Cheap attacks change the economics of defense

As generative AI lowers the cost and time required to turn software vulnerabilities into working attacks, cybersecurity is entering a period where defensive strategy has to become more structural. That is the argument advanced in a guest article published by IEEE Spectrum, which warns that transforming a newly discovered flaw into an active cyberattack no longer takes months. In the framing of the piece, it can now happen rapidly and at very low cost.

The article describes this as the era of “$1 cyberattacks,” a phrase that captures the shift in attacker economics. If offensive capability becomes cheap, scalable, and automated, security teams can no longer rely on reactive patching as their main line of defense.

The case for durable defenses

The piece’s central claim is direct: writing memory-safe code beats patching your way to safety. That argument is less about one language or one vendor than about design philosophy. If classes of vulnerabilities can be prevented in software construction, defenders are in a stronger position than if they are constantly racing to remediate exploitable bugs after discovery.

That distinction matters more in an AI-driven environment. A patching strategy assumes organizations will detect issues, understand them, prioritize them correctly, and deploy fixes before adversaries weaponize them. Faster automated exploitation compresses that timeline. Under those conditions, reducing the number of exploitable memory-related flaws in the first place becomes strategically valuable.

Why AI makes old weaknesses more dangerous

The authors argue that large language models can now support rapid and powerful cyberattacks. In practical terms, that means more of the labor once required to analyze a bug, produce exploit code, or adapt attack techniques can be accelerated. Even if AI is not sufficient for every stage of intrusion, it can still lower the barrier enough to make known software weakness categories more threatening at scale.
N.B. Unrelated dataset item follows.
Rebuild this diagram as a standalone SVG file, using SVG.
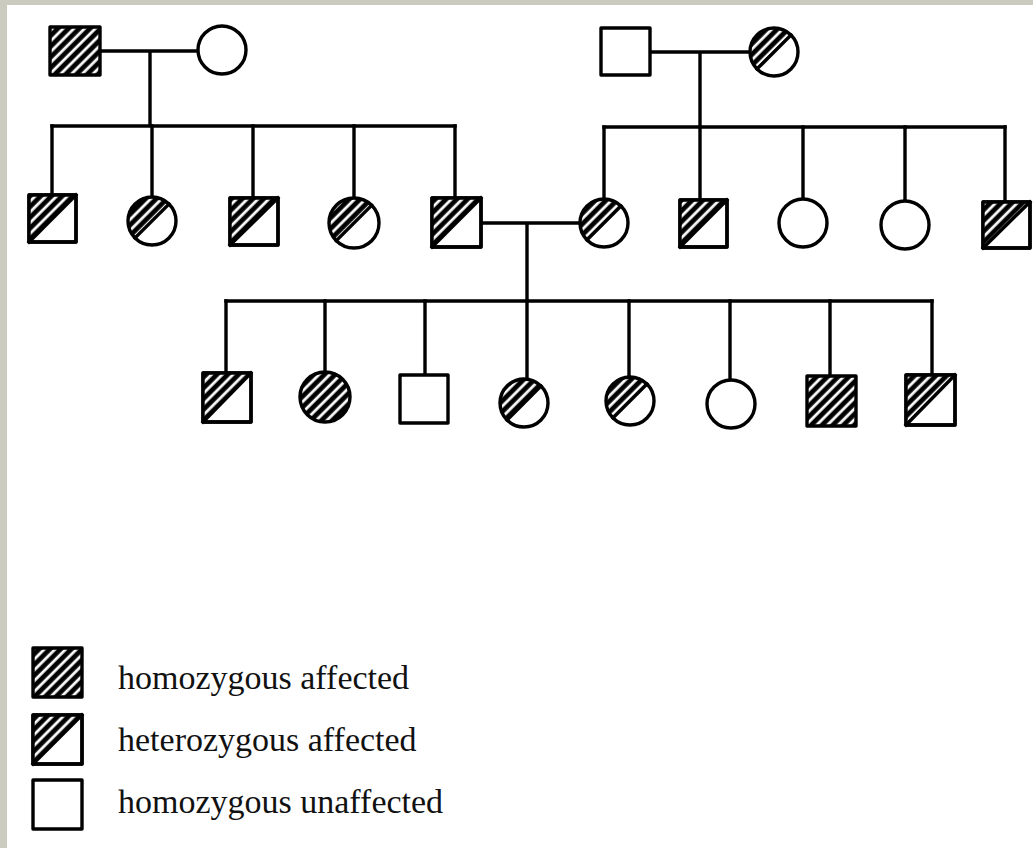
<svg xmlns="http://www.w3.org/2000/svg" width="1033" height="848" viewBox="0 0 1033 848">
<style>
.ln{stroke:#000;stroke-width:3.4;fill:none;stroke-linecap:square}
.sq{stroke:#000;stroke-width:3.4;fill:#fff;stroke-linejoin:round}
.ol{stroke:#000;stroke-width:3.4;fill:none;stroke-linejoin:round}
.ht{fill:url(#hatch)}
.lg{font-family:"Liberation Serif","Times New Roman",serif;font-size:34px;fill:#111}
</style>
<defs>
<pattern id="hatch" patternUnits="userSpaceOnUse" width="7.6" height="7.6" patternTransform="rotate(45)">
<rect width="7.6" height="7.6" fill="#000"/>
<rect x="2.6" y="0" width="2.8" height="7.6" fill="#fff"/>
</pattern>
</defs>
<rect width="1033" height="848" fill="#cbcbbf"/>
<rect x="7" y="5" width="1026" height="843" fill="#fff"/>

<g id="connectors">
<path class="ln" d="M100 51H197M150 51V126M52 126H455"/>
<path class="ln" d="M52 126V195M152 126V197M253 126V198M354 126V199M455 126V198"/>
<path class="ln" d="M650 52H750M700 52V127M604 127H1005"/>
<path class="ln" d="M604 127V199M700 127V200M803 127V199M905 127V201M1005 127V202"/>
<path class="ln" d="M481 223H580M527 223V301M226 301H932"/>
<path class="ln" d="M226 301V373M325 301V372M425 301V375M527 301V378M629 301V377M730 301V380M830 301V376M932 301V375"/>
</g>

<!-- Generation 1 -->
<g id="g1-father-left">
<rect class="ht" x="50" y="27" width="50" height="48"/>
<rect class="ol" x="50" y="27" width="50" height="48"/>
</g>
<g id="g1-mother-left"><circle class="sq" cx="222" cy="50" r="24"/></g>
<g id="g1-father-right"><rect class="sq" x="601" y="28" width="49" height="47"/></g>
<g id="g1-mother-right">
<circle cx="774" cy="52" r="24" fill="#fff"/>
<path class="ht" d="M757.03 68.97A24 24 0 0 1 790.97 35.03Z"/>
<path class="ln" d="M757.03 68.97L790.97 35.03"/>
<circle class="ol" cx="774" cy="52" r="24"/>
</g>

<!-- Generation 2 left -->
<g id="g2-1">
<rect class="sq" x="29" y="195" width="47" height="47"/>
<polygon class="ht" points="29,195 76,195 29,242"/>
<path class="ln" d="M29 242L76 195"/>
<rect class="ol" x="29" y="195" width="47" height="47"/>
</g>
<g id="g2-2">
<circle cx="152" cy="221" r="24" fill="#fff"/>
<path class="ht" d="M135.03 237.97A24 24 0 0 1 168.97 204.03Z"/>
<path class="ln" d="M135.03 237.97L168.97 204.03"/>
<circle class="ol" cx="152" cy="221" r="24"/>
</g>
<g id="g2-3">
<rect class="sq" x="230" y="198" width="48" height="47"/>
<polygon class="ht" points="230,198 278,198 230,245"/>
<path class="ln" d="M230 245L278 198"/>
<rect class="ol" x="230" y="198" width="48" height="47"/>
</g>
<g id="g2-4">
<circle cx="354" cy="223" r="25" fill="#fff"/>
<path class="ht" d="M336.32 240.68A25 25 0 0 1 371.68 205.32Z"/>
<path class="ln" d="M336.32 240.68L371.68 205.32"/>
<circle class="ol" cx="354" cy="223" r="25"/>
</g>
<g id="g2-5">
<rect class="sq" x="432" y="198" width="49" height="49"/>
<polygon class="ht" points="432,198 481,198 432,247"/>
<path class="ln" d="M432 247L481 198"/>
<rect class="ol" x="432" y="198" width="49" height="49"/>
</g>

<!-- Generation 2 right -->
<g id="g2-6">
<circle cx="604" cy="223" r="24" fill="#fff"/>
<path class="ht" d="M587.03 239.97A24 24 0 0 1 620.97 206.03Z"/>
<path class="ln" d="M587.03 239.97L620.97 206.03"/>
<circle class="ol" cx="604" cy="223" r="24"/>
</g>
<g id="g2-7">
<rect class="sq" x="680" y="200" width="47" height="47"/>
<polygon class="ht" points="680,200 727,200 680,247"/>
<path class="ln" d="M680 247L727 200"/>
<rect class="ol" x="680" y="200" width="47" height="47"/>
</g>
<g id="g2-8"><circle class="sq" cx="803" cy="223" r="24"/></g>
<g id="g2-9"><circle class="sq" cx="905" cy="225" r="24"/></g>
<g id="g2-10">
<rect class="sq" x="983" y="202" width="47" height="46"/>
<polygon class="ht" points="983,202 1030,202 983,248"/>
<path class="ln" d="M983 248L1030 202"/>
<rect class="ol" x="983" y="202" width="47" height="46"/>
</g>

<!-- Generation 3 -->
<g id="g3-1">
<rect class="sq" x="203" y="373" width="48" height="49"/>
<polygon class="ht" points="203,373 251,373 203,422"/>
<path class="ln" d="M203 422L251 373"/>
<rect class="ol" x="203" y="373" width="48" height="49"/>
</g>
<g id="g3-2">
<circle class="ht" cx="325" cy="397" r="25"/>
<circle class="ol" cx="325" cy="397" r="25"/>
</g>
<g id="g3-3"><rect class="sq" x="400" y="375" width="48" height="48"/></g>
<g id="g3-4">
<circle cx="524" cy="403" r="24" fill="#fff"/>
<path class="ht" d="M507.03 419.97A24 24 0 0 1 540.97 386.03Z"/>
<path class="ln" d="M507.03 419.97L540.97 386.03"/>
<circle class="ol" cx="524" cy="403" r="24"/>
</g>
<g id="g3-5">
<circle cx="630" cy="401" r="24" fill="#fff"/>
<path class="ht" d="M613.03 417.97A24 24 0 0 1 646.97 384.03Z"/>
<path class="ln" d="M613.03 417.97L646.97 384.03"/>
<circle class="ol" cx="630" cy="401" r="24"/>
</g>
<g id="g3-6"><circle class="sq" cx="731" cy="404" r="24"/></g>
<g id="g3-7">
<rect class="ht" x="807" y="376" width="49" height="50"/>
<rect class="ol" x="807" y="376" width="49" height="50"/>
</g>
<g id="g3-8">
<rect class="sq" x="906" y="375" width="49" height="50"/>
<polygon class="ht" points="906,375 955,375 906,425"/>
<path class="ln" d="M906 425L955 375"/>
<rect class="ol" x="906" y="375" width="49" height="50"/>
</g>

<!-- Legend -->
<g id="legend-homozygous-affected">
<rect class="ht" x="33" y="648" width="49" height="49"/>
<rect class="ol" x="33" y="648" width="49" height="49"/>
<text class="lg" x="118" y="689">homozygous affected</text>
</g>
<g id="legend-heterozygous-affected">
<rect class="sq" x="33" y="715" width="49" height="49"/>
<polygon class="ht" points="33,715 82,715 33,764"/>
<path class="ln" d="M33 764L82 715"/>
<rect class="ol" x="33" y="715" width="49" height="49"/>
<text class="lg" x="118" y="751">heterozygous affected</text>
</g>
<g id="legend-homozygous-unaffected">
<rect class="sq" x="33" y="780" width="49" height="49"/>
<text class="lg" x="118" y="813">homozygous unaffected</text>
</g>
</svg>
The article is also careful in one respect: it does not claim generative AI alone will solve cyber-defense. Instead, it argues for defensive approaches that outlast the daily cycle of disclosure and emergency response. In that framing, memory safety is not a fashionable engineering preference but a way to change the baseline security properties of systems.

From reactive security to preventive engineering

That change in emphasis has broader implications for software development. Security teams have long balanced patch management, monitoring, incident response, and secure coding. But if the exploitation window continues to shrink, more responsibility moves upstream into architecture, language choice, and coding practice.

Memory safety sits at the center of that shift because memory-related bugs have historically powered many severe vulnerabilities. If organizations can reduce that class of failure through safer tooling and engineering discipline, they narrow the terrain on which automated exploit generation is most effective.

The argument is about resilience, not novelty

What makes the IEEE Spectrum piece notable is not that it introduces an entirely new security concept. Memory safety has been debated for years. What changes here is the urgency created by AI-assisted offense. The more quickly attackers can move from flaw to weaponization, the less viable it becomes to depend on after-the-fact correction as the dominant operating model.

In other words, AI does not merely add another threat vector. It changes the tempo of already familiar ones. That makes long-lived defensive measures more attractive because they are not tied to the timing of individual patches.

A narrower but stronger security claim

The article’s thesis is also notable for being bounded. It does not promise invulnerability, and it does not suggest memory-safe code eliminates every cyber risk. Instead, it argues that durable defenses offer better value when attack generation becomes cheap. That is a more credible claim than sweeping promises of AI-driven defense parity.

For organizations deciding where to invest, that kind of bounded argument may be more useful than broad futurist rhetoric. If the cost of offense is falling, the logical response is to spend more on preventive controls that do not depend on perfect speed in detection and remediation.

The bigger message for software builders

The broader takeaway is that software quality and security posture are becoming even more tightly linked. In an environment where AI can compress the path from weakness to exploit, engineering choices once treated as technical debt issues become frontline security decisions.

The IEEE Spectrum article points to a future where resilience depends less on heroics after disclosure and more on how software is built before release. If “$1 cyberattacks” become a real operating assumption, then durable defenses such as memory-safe code will look less like best practice and more like baseline hygiene.